**Task statement:** Copy each line below that includes "with".

____ Data to process

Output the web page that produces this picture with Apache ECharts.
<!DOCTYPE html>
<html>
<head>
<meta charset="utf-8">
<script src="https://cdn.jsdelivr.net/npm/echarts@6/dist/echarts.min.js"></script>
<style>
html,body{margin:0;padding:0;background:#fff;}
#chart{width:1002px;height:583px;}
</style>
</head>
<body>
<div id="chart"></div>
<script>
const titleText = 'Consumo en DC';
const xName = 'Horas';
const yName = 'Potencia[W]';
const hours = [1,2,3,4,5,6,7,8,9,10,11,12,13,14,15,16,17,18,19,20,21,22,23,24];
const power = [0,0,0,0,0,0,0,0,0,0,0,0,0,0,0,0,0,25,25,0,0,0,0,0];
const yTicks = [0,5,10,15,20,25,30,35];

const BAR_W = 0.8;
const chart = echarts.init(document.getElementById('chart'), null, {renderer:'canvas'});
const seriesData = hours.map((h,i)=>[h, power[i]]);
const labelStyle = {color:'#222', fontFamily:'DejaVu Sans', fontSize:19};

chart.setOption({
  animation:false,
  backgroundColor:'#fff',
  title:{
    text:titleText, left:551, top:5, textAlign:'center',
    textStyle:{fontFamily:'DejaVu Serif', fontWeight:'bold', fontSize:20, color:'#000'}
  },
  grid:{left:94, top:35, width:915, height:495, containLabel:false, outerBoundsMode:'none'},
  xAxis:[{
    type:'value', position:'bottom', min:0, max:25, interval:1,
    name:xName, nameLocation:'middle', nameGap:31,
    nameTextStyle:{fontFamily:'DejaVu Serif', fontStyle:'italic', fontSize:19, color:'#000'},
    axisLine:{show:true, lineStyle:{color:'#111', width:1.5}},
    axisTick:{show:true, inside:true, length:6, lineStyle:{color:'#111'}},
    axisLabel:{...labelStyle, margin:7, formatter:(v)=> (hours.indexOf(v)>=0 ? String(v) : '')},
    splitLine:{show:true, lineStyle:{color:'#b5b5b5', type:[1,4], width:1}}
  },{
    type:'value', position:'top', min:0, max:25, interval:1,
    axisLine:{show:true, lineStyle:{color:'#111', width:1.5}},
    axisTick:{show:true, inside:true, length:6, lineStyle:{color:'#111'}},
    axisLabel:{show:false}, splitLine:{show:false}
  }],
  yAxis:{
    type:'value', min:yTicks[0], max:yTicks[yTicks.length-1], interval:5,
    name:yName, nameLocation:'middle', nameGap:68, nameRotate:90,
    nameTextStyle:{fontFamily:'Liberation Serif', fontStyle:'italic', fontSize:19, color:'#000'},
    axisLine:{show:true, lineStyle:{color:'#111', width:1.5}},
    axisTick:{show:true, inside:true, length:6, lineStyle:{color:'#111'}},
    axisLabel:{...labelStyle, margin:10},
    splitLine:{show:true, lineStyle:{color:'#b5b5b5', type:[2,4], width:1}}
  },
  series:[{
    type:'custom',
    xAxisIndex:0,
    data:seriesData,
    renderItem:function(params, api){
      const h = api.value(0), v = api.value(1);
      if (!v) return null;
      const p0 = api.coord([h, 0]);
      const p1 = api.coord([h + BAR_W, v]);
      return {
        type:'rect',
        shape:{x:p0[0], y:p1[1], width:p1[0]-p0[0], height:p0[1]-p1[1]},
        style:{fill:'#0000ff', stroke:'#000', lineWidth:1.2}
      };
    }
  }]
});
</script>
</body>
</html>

________
____ Data to process

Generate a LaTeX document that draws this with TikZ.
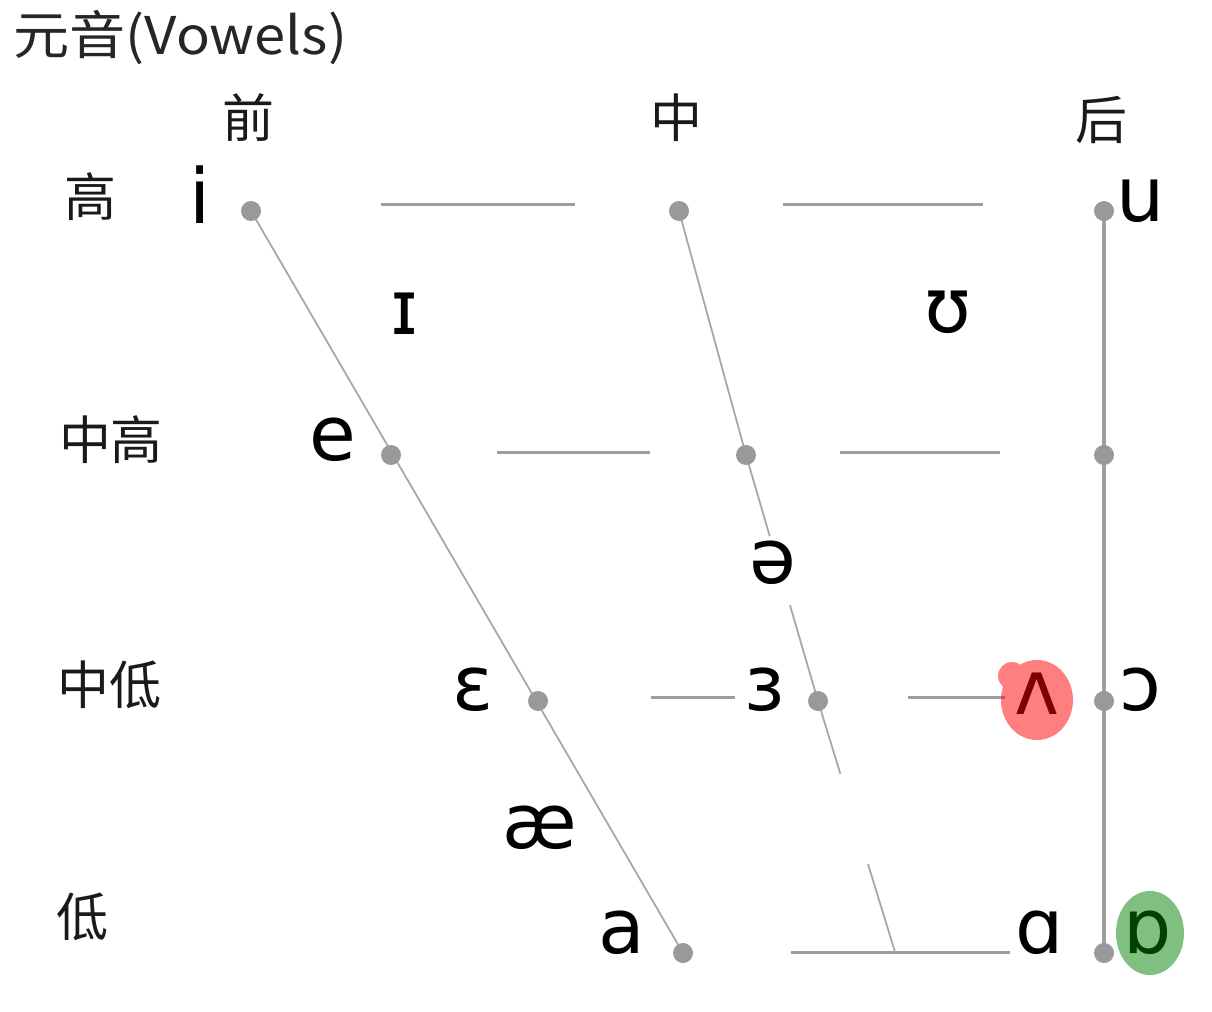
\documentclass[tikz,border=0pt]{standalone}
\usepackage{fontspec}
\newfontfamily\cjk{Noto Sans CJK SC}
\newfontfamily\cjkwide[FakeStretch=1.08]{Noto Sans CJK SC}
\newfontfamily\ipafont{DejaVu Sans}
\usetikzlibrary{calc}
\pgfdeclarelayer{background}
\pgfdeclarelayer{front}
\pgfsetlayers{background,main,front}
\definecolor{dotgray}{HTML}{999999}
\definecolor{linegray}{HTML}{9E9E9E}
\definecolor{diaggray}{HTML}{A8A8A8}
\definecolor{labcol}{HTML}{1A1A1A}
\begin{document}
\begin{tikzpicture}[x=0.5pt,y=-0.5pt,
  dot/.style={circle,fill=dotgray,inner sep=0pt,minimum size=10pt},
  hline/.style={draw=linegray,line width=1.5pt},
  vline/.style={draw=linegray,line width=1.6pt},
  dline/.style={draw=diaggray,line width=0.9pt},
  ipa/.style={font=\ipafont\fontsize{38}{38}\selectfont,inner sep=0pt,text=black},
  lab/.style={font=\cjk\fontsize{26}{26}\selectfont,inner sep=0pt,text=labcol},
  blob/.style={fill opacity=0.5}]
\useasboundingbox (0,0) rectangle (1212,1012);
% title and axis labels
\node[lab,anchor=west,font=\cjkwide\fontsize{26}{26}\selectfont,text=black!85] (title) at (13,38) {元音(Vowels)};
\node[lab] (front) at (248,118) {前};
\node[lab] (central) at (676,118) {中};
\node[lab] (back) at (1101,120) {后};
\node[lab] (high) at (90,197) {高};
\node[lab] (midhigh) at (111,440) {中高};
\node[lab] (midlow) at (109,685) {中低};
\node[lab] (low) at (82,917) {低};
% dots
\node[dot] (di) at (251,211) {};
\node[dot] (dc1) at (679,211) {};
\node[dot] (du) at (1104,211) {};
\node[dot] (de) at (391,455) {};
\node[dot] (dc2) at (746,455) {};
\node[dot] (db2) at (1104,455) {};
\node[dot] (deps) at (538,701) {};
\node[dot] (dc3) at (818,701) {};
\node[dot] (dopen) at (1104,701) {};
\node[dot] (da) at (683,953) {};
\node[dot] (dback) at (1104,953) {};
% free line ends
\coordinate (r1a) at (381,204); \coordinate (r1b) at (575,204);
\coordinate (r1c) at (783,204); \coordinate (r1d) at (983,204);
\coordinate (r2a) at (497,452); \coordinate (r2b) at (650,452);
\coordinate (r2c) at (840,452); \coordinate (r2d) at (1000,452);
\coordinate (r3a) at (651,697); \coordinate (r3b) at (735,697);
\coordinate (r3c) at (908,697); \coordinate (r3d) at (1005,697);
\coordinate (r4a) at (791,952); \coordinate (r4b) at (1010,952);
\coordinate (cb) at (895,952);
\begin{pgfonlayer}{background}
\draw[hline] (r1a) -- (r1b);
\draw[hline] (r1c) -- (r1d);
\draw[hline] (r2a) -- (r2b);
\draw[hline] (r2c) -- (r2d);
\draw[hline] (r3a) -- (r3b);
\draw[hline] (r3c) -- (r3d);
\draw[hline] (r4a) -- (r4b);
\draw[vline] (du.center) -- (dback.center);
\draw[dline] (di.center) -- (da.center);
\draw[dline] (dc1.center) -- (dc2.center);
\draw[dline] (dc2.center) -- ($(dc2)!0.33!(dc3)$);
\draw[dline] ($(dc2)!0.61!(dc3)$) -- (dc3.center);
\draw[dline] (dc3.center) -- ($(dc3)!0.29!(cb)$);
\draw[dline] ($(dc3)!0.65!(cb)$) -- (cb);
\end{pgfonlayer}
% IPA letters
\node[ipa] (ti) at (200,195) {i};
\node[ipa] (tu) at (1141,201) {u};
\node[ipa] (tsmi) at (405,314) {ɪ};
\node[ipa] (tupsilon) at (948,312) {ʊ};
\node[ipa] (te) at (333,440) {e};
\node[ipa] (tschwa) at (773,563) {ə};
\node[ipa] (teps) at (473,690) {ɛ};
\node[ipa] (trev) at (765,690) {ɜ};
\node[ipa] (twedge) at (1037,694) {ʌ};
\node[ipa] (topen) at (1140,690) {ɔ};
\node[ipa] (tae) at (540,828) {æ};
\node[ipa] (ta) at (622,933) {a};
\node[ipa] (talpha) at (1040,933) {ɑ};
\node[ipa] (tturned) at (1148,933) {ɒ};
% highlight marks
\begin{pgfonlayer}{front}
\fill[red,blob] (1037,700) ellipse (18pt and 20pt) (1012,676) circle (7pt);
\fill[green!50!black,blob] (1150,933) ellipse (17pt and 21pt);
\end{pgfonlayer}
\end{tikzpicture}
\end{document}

________
____ Data to process

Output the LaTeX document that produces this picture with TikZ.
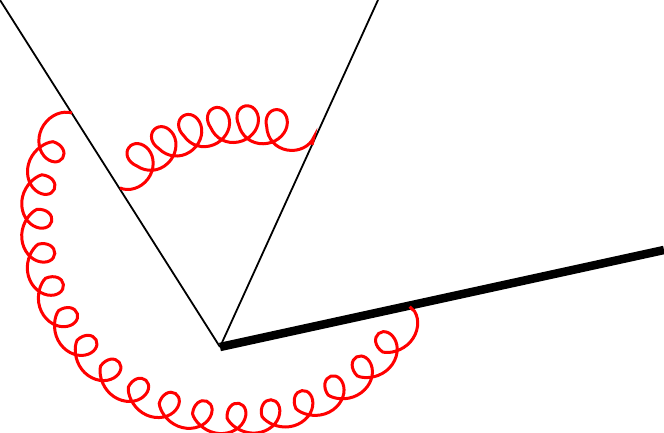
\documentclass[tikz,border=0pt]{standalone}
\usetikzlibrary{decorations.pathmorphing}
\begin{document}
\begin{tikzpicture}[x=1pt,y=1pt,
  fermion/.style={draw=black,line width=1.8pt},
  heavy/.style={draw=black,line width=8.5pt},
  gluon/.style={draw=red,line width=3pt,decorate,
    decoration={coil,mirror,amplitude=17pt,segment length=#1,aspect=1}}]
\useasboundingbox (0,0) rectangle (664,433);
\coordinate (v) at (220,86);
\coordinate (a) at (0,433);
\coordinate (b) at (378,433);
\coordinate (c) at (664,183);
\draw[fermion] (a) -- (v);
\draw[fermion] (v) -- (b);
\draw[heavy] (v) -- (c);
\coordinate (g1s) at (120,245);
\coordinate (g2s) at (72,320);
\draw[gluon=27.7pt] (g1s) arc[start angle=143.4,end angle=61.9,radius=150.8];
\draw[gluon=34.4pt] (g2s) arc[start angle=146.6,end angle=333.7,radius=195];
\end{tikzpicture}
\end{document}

________

**Answer:**
Output the web page that produces this picture with Apache ECharts.
Generate a LaTeX document that draws this with TikZ.
Output the LaTeX document that produces this picture with TikZ.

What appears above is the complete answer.